#### Aim:
Search the records for "image" and copy each line that holds it.

#### Given data:
※

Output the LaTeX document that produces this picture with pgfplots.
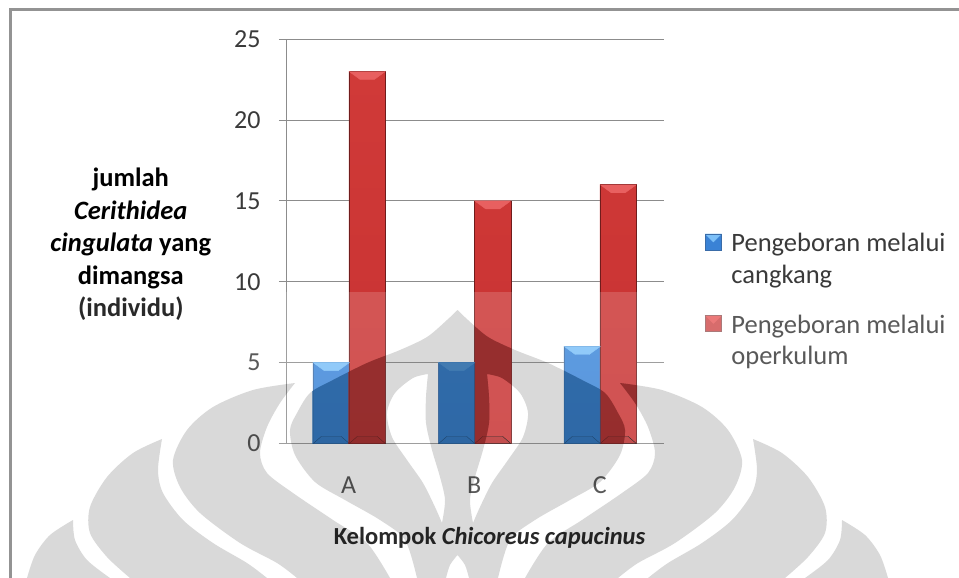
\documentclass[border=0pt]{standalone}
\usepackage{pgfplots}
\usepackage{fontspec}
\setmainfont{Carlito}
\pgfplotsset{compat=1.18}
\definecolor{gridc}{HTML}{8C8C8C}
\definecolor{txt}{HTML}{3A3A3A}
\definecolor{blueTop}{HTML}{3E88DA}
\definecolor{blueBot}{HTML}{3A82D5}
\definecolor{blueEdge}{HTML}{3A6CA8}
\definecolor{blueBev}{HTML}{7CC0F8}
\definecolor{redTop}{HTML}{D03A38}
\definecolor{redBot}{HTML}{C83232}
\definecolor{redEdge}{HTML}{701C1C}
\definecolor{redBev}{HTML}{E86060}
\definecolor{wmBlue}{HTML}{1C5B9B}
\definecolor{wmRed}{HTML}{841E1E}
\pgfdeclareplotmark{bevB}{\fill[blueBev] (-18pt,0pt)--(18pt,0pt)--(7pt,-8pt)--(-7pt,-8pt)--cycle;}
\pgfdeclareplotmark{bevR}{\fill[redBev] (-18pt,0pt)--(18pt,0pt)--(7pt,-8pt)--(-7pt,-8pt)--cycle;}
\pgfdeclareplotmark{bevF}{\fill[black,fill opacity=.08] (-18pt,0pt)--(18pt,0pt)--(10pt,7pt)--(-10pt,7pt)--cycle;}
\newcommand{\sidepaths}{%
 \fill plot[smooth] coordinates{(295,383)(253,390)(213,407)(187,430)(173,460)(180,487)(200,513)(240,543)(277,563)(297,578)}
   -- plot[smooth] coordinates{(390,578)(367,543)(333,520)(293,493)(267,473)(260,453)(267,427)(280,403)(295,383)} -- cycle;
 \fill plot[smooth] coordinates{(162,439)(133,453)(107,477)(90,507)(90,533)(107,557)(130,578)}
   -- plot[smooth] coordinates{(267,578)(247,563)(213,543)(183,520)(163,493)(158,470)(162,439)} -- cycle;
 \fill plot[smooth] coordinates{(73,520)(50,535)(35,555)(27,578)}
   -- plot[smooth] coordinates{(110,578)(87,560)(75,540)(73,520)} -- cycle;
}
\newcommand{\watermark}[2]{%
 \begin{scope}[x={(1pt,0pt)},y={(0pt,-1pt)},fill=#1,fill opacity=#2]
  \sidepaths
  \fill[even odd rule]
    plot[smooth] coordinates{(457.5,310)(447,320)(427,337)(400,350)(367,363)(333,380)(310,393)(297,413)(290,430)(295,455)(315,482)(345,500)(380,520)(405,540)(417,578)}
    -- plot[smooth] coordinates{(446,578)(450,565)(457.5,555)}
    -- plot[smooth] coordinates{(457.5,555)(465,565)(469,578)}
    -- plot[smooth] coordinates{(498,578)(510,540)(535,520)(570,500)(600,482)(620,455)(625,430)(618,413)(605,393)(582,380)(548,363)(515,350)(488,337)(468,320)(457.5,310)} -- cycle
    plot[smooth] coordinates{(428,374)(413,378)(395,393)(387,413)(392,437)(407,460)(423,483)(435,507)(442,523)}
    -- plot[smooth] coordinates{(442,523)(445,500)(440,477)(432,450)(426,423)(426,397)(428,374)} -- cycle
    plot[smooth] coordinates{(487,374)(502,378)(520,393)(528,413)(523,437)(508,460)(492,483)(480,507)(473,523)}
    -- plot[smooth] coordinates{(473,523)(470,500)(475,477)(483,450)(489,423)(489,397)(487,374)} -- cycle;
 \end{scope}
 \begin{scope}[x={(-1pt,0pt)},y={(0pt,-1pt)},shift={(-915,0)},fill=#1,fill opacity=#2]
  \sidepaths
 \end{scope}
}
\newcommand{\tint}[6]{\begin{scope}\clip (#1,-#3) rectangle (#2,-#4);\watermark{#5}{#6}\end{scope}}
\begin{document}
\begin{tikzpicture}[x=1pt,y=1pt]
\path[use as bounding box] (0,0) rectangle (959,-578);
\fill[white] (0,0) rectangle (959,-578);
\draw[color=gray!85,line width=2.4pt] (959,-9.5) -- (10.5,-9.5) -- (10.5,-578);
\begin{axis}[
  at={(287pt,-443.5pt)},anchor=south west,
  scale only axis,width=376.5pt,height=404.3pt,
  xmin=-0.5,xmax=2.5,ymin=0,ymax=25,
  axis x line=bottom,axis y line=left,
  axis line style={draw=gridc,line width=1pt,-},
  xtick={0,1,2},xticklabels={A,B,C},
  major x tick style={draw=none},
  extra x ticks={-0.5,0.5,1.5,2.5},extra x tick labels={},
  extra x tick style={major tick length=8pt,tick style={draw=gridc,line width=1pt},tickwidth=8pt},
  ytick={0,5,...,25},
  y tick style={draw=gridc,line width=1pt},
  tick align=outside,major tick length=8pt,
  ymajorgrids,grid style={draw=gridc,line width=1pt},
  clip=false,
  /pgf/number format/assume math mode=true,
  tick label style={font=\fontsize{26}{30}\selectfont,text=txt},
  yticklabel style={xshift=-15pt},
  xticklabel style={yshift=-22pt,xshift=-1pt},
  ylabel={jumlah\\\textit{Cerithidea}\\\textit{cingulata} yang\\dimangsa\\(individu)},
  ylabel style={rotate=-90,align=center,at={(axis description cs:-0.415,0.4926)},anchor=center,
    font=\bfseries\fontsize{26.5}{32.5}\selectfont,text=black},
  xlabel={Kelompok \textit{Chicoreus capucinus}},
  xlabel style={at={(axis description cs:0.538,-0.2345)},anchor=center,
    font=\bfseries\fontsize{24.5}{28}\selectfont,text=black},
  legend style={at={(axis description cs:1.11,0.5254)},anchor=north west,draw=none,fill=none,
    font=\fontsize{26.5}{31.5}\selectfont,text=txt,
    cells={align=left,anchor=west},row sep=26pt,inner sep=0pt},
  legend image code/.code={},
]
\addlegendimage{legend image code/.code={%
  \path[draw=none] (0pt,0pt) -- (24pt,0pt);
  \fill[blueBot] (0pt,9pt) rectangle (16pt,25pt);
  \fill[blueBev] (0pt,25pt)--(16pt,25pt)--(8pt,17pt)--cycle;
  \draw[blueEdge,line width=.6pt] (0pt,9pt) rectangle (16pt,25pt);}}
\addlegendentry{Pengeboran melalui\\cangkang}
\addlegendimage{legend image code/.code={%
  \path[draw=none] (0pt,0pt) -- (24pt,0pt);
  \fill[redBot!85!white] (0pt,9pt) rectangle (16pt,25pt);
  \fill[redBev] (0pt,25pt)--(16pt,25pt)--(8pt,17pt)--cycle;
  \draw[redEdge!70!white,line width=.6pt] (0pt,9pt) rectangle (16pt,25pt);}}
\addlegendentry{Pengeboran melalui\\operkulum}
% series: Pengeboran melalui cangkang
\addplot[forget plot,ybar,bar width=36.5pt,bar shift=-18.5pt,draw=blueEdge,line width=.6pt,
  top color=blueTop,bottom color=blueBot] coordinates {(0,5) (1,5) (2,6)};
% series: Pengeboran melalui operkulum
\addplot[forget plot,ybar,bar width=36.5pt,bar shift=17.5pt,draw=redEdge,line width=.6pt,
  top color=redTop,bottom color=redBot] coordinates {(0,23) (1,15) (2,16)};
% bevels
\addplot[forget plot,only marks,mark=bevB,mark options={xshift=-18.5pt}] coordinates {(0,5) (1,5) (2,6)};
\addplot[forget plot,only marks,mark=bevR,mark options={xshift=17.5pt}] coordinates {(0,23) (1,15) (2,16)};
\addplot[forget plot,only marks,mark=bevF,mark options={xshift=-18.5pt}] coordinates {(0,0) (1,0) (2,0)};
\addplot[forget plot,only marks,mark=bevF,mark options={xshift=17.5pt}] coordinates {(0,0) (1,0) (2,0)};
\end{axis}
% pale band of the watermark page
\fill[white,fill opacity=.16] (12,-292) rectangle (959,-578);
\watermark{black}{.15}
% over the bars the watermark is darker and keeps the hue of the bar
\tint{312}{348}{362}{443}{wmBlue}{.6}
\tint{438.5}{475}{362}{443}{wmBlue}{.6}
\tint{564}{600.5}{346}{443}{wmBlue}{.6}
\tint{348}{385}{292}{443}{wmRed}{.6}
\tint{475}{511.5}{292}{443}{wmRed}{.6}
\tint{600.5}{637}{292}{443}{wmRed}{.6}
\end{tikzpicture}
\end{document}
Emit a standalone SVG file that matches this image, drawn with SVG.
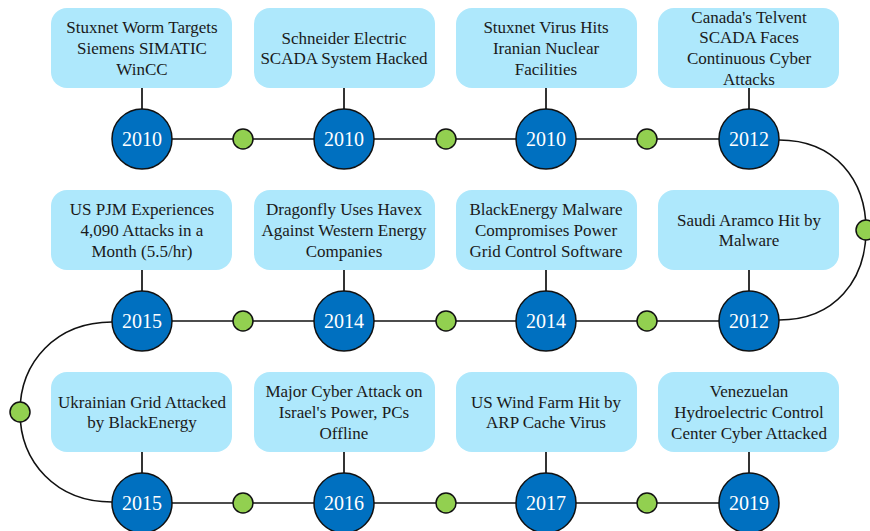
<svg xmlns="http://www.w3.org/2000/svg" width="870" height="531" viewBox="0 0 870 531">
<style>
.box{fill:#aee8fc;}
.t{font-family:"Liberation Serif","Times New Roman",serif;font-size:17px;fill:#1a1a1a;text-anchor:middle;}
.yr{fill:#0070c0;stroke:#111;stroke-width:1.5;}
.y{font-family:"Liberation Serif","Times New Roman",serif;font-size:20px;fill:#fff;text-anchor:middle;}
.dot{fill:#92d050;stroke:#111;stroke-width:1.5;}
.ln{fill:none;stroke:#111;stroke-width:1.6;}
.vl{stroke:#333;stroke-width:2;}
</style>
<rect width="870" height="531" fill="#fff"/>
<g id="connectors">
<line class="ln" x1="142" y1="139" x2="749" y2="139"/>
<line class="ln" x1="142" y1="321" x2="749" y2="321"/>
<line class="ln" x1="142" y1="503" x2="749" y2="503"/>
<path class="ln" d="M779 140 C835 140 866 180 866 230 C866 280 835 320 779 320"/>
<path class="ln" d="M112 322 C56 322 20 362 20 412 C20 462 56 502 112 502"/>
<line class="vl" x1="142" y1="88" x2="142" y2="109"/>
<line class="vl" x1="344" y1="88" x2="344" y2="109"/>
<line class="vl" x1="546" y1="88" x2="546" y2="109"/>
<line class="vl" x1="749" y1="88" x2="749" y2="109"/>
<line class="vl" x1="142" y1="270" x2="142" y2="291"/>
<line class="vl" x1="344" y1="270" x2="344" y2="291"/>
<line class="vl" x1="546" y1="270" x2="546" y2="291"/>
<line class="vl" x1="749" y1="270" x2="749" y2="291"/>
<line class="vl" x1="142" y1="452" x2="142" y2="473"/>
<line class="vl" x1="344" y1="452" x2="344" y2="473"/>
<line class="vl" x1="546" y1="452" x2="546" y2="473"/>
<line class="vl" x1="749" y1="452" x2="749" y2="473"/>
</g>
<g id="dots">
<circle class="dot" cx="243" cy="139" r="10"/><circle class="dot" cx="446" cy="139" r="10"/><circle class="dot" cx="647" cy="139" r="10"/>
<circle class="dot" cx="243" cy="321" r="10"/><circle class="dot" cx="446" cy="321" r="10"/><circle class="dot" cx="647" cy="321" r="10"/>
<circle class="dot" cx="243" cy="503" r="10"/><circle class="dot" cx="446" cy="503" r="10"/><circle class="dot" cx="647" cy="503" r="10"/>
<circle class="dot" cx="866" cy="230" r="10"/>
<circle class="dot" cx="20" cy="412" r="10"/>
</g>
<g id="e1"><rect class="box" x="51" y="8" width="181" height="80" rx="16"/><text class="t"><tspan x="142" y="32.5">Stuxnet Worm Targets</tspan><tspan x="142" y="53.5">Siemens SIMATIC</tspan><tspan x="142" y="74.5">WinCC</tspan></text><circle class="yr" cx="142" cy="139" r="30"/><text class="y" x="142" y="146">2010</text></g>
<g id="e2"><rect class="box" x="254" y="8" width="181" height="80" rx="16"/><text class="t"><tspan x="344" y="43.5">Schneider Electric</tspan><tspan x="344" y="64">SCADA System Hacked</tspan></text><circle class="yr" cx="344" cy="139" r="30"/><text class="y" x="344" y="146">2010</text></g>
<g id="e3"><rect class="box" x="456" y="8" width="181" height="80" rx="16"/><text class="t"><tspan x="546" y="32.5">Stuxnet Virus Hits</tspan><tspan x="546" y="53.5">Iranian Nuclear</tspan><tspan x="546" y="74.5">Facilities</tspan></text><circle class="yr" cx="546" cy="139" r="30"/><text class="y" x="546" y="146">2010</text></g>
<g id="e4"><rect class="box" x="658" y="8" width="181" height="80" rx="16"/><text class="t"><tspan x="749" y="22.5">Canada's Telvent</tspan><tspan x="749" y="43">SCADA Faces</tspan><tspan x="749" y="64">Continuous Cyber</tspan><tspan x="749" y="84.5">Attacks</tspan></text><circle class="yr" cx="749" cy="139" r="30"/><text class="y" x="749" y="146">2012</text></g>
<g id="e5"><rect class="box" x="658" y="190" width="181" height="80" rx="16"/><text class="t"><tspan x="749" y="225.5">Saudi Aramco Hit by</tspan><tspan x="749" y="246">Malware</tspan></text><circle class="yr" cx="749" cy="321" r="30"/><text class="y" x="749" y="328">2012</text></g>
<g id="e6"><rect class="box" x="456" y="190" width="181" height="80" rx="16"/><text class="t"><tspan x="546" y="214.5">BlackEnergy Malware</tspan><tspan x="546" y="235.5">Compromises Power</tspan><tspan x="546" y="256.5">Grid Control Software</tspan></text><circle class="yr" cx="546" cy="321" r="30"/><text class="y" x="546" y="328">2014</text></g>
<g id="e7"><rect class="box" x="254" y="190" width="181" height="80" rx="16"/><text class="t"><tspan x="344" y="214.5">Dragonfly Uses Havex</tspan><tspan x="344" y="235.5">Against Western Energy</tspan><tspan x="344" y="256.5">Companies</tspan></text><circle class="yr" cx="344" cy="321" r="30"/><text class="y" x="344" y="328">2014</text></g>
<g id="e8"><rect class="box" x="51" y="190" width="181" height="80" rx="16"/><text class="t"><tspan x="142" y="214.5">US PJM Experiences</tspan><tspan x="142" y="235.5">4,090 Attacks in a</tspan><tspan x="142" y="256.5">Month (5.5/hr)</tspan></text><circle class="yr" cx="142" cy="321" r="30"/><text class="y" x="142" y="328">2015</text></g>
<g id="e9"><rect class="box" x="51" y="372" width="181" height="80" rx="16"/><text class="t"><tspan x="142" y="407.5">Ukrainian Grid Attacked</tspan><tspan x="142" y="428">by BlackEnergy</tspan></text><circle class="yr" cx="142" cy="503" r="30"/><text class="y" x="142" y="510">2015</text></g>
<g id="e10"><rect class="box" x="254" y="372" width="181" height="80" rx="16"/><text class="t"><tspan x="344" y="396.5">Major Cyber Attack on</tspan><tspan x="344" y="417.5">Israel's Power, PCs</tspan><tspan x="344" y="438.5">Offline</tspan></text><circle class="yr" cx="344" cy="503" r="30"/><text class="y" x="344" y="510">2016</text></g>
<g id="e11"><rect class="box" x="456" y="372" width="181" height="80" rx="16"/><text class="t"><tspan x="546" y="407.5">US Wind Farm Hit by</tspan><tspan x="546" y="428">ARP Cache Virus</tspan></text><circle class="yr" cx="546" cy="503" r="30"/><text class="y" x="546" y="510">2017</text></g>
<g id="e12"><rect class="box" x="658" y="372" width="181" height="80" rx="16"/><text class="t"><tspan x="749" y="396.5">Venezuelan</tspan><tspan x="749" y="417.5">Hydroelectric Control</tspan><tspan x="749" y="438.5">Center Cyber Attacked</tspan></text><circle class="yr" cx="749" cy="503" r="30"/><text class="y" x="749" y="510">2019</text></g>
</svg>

※

#### Result of this exercise:
  legend image code/.code={},
\addlegendimage{legend image code/.code={%
\addlegendimage{legend image code/.code={%
Emit a standalone SVG file that matches this image, drawn with SVG.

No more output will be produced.